Les tensions sino-américaines, directes ou indirectes, ont des répercussions inévitables sur l’Asean. Si les Etats membres de l’organisation ont toujours refusé de choisir entre Washington et Pékin, afin de préserver ses valeurs d’unité et de neutralité, cet « Asean way » est à l’heure actuelle soumis à rude épreuve. En effet, depuis le retour des Etats-Unis dans la zone Pacifique, plusieurs pays membres de l’Asean comme le Vietnam ou la Birmanie s’en sont rapprochés pour contrer la menace chinoise. Ces stratégies ont des répercussions au sein de l’Asean qui voit son unité menacée entre les «pro-chinois » d’une part (Cambodge, Laos) et les pro-américains d’autre part (Vietnam, Philippines). Quels sont alors les scenarii envisageables pour l’organisation dans ses relations avec la Chine et les Etats-Unis ?

 – Un rapprochement avec la Chine pour approfondir la coopération économique. L’Asean reconnait elle-même que « l’Asean + 3 » (Chine, Japon et Corée Sud) est l’architecture diplomatique la plus à-même de bâtir une communauté est-asiatique. Dans ce scénario, les Etats membres se rapprocheraient du voisin chinois avec lequel ils ont déjà planifié des projets d’intégration économique et de développement notamment dans les domaines touristiques, technologiques et d’infrastructures. Choisir Pékin plutôt que Washington relèverait donc d’une stratégie économique visant à développer l’intégration économique et profiter des énormes débouchés offerts par la croissance chinoise. Etant donné que les Etats-Unis refusent de s’impliquer dans les affaires internes de l’Asean, ce scénario ne pourrait être exclu à l’avenir.

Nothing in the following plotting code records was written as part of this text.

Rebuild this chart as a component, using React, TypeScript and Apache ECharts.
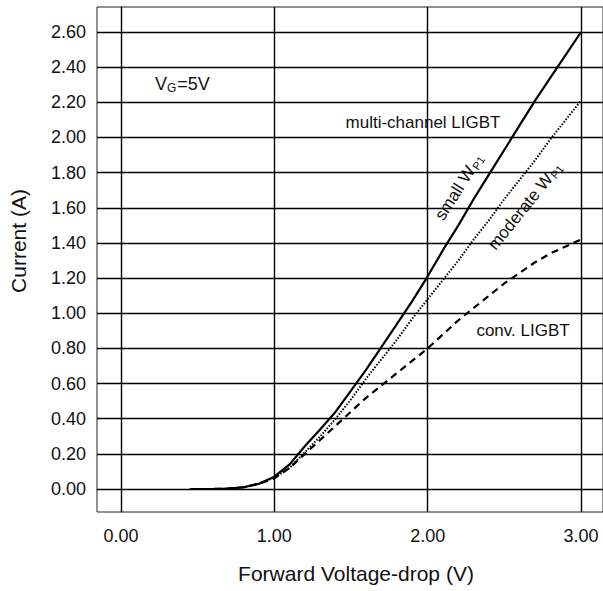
import React, { useEffect, useRef } from "react";
import * as echarts from "echarts";

const voltage = [0.45, 0.6, 0.7, 0.8, 0.9, 1.0, 1.1, 1.2, 1.3, 1.4, 1.5, 1.6, 1.7, 1.8, 1.9, 2.0, 2.1, 2.2, 2.3, 2.4, 2.5, 2.6, 2.7, 2.8, 2.9, 3.0];
const smallWp1 = [0, 0, 0.002, 0.01, 0.03, 0.07, 0.14, 0.245, 0.34, 0.44, 0.56, 0.68, 0.81, 0.94, 1.07, 1.21, 1.36, 1.5, 1.65, 1.79, 1.93, 2.07, 2.21, 2.34, 2.47, 2.6];
const moderateWp1 = [0, 0, 0.002, 0.01, 0.03, 0.065, 0.12, 0.21, 0.3, 0.4, 0.51, 0.63, 0.74, 0.85, 0.97, 1.08, 1.19, 1.3, 1.42, 1.53, 1.65, 1.76, 1.87, 1.99, 2.1, 2.21];
const convLigbt = [0, 0, 0.002, 0.01, 0.03, 0.06, 0.12, 0.2, 0.28, 0.36, 0.44, 0.52, 0.59, 0.66, 0.73, 0.8, 0.88, 0.96, 1.03, 1.1, 1.17, 1.23, 1.29, 1.34, 1.38, 1.42];

const xTicks = [0, 1, 2, 3];
const yTicks = [0, 0.2, 0.4, 0.6, 0.8, 1.0, 1.2, 1.4, 1.6, 1.8, 2.0, 2.2, 2.4, 2.6];

const FONT = "'Liberation Sans', Arial, Helvetica, sans-serif";

const pairs = (ys: number[]) => voltage.map((x, i) => [x, ys[i]]);

export default function App() {
  const ref = useRef<HTMLDivElement>(null);
  useEffect(() => {
    if (!ref.current) return;
    const chart = echarts.init(ref.current, undefined, { renderer: "svg" });
    const gridLine = { color: "#000", width: 1.4, type: "solid" as const };
    const subStyle = { fontSize: 11, fontFamily: FONT, fill: "#111", padding: [7, 0, 0, 1] };
    chart.setOption({
      animation: false,
      backgroundColor: "#fff",
      textStyle: { fontFamily: FONT },
      grid: { left: 97, top: 7, right: -1, bottom: 79, show: true, borderColor: "#222", borderWidth: 1, backgroundColor: "transparent" },
      xAxis: {
        type: "value",
        min: -0.156,
        max: 3.143,
        axisLine: { show: true, lineStyle: { color: "#222", width: 1 } },
        axisTick: { show: false },
        splitLine: { show: false },
        axisLabel: {
          customValues: xTicks,
          formatter: (v: number) => v.toFixed(2),
          fontSize: 18,
          color: "#111",
          fontFamily: FONT,
          margin: 15,
        },
      },
      yAxis: {
        type: "value",
        min: -0.1309,
        max: 2.7422,
        axisLine: { show: true, lineStyle: { color: "#222", width: 1 } },
        axisTick: { show: false },
        splitLine: { show: false },
        axisLabel: {
          customValues: yTicks,
          formatter: (v: number) => v.toFixed(2),
          fontSize: 18,
          color: "#111",
          fontFamily: FONT,
          margin: 11,
        },
      },
      series: [
        {
          name: "grid",
          type: "line",
          data: [],
          silent: true,
          markLine: {
            silent: true,
            symbol: ["none", "none"],
            label: { show: false },
            lineStyle: gridLine,
            emphasis: { disabled: true },
            data: [
              ...xTicks.map((v) => ({ xAxis: v })),
              ...yTicks.map((v) => ({ yAxis: v })),
            ],
          },
        },
        {
          name: "conv. LIGBT",
          type: "line",
          data: pairs(convLigbt),
          showSymbol: false,
          smooth: false,
          lineStyle: { color: "#000", width: 2.2, type: [7, 5] },
        },
        {
          name: "moderate Wp1",
          type: "line",
          data: pairs(moderateWp1),
          showSymbol: false,
          smooth: false,
          lineStyle: { color: "#000", width: 2, type: [1.5, 1.6] },
        },
        {
          name: "small Wp1",
          type: "line",
          data: pairs(smallWp1),
          showSymbol: false,
          smooth: false,
          lineStyle: { color: "#000", width: 2.2, type: "solid" },
        },
      ],
      graphic: [
        {
          type: "text",
          x: 356,
          y: 573,
          style: { text: "Forward Voltage-drop (V)", font: `21px ${FONT}`, fill: "#111", textAlign: "center", textVerticalAlign: "middle" },
        },
        {
          type: "text",
          x: 18,
          y: 241,
          rotation: Math.PI / 2,
          style: { text: "Current (A)", font: `21px ${FONT}`, fill: "#111", textAlign: "center", textVerticalAlign: "middle" },
        },
        {
          type: "text",
          x: 155,
          y: 84,
          style: {
            text: "V{sub|G}=5V",
            font: `18px ${FONT}`,
            fill: "#111",
            textAlign: "left",
            textVerticalAlign: "middle",
            rich: { sub: { fontSize: 12, fontFamily: FONT, fill: "#111", padding: [8, 1, 0, 0] } },
          },
        },
        {
          type: "text",
          x: 423,
          y: 122,
          style: { text: "multi-channel LIGBT", font: `17px ${FONT}`, fill: "#111", textAlign: "center", textVerticalAlign: "middle" },
        },
        {
          type: "text",
          x: 523,
          y: 330,
          style: { text: "conv. LIGBT", font: `17px ${FONT}`, fill: "#111", textAlign: "center", textVerticalAlign: "middle" },
        },
        {
          type: "text",
          x: 459,
          y: 187,
          rotation: (57.5 * Math.PI) / 180,
          style: {
            text: "small W{sub|P1}",
            font: `17px ${FONT}`,
            fill: "#111",
            backgroundColor: "#fff",
            textAlign: "center",
            textVerticalAlign: "middle",
            rich: { sub: subStyle },
          },
        },
        {
          type: "text",
          x: 525,
          y: 206,
          rotation: (51 * Math.PI) / 180,
          style: {
            text: "moderate W{sub|P1}",
            font: `17px ${FONT}`,
            fill: "#111",
            backgroundColor: "#fff",
            textAlign: "center",
            textVerticalAlign: "middle",
            rich: { sub: subStyle },
          },
        },
      ],
    });
    return () => chart.dispose();
  }, []);
  return <div ref={ref} style={{ position: "absolute", left: 0, top: 0, width: 603, height: 591 }} />;
}
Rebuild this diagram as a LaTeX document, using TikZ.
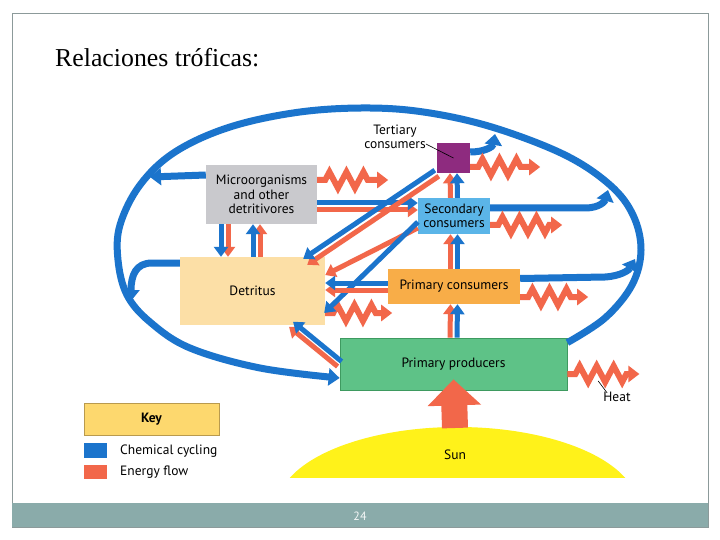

 – Un rapprochement avec les Etats-Unis pour contrer la menace militaire et l’influence grandissante de Pékin. Dans ce scenario, les Etats membres de l’Asean opteraient pour la protection militaire offerte par Washington dans le cadre des conflits territoriaux en mer de Chine. Certains pays comme les Philippines ou le Vietnam ont d’ailleurs déjà effectué de choix. Coté économique, ce rapprochement pourrait aboutir à terme à la mise en place du partenariat Trans-Pacifique. Quatre pays (Vietnam, Brunei, Malaisie et Singapour) participent actuellement aux négociations. Cela pourrait également accélérer la mise en place de l’initiative E3 « Expanded Economic Engagement » qui vise à accroitre le commerce et les investissements entre les Etats-Unis et l’Asean.

 – Rester dans ligne directrice historique du « non alignement ». La troisième option reste le statu quo et l’arbitrage entre les influences américaine et chinoise. Cette stratégie a déjà fait ses preuves par le passé mais est de plus en plus dangereuse à l’heure d’une montée des tensions dans la rivalité sino-américaine. De plus, cet arbitrage pourrait à terme menacer l’unité de l’organisation. Pour William Toe, professeur à l’université nationale australienne, la stratégie de « l’Asean way » de l’Asean doit être remise en question si l’organisation ne veut pas imploser.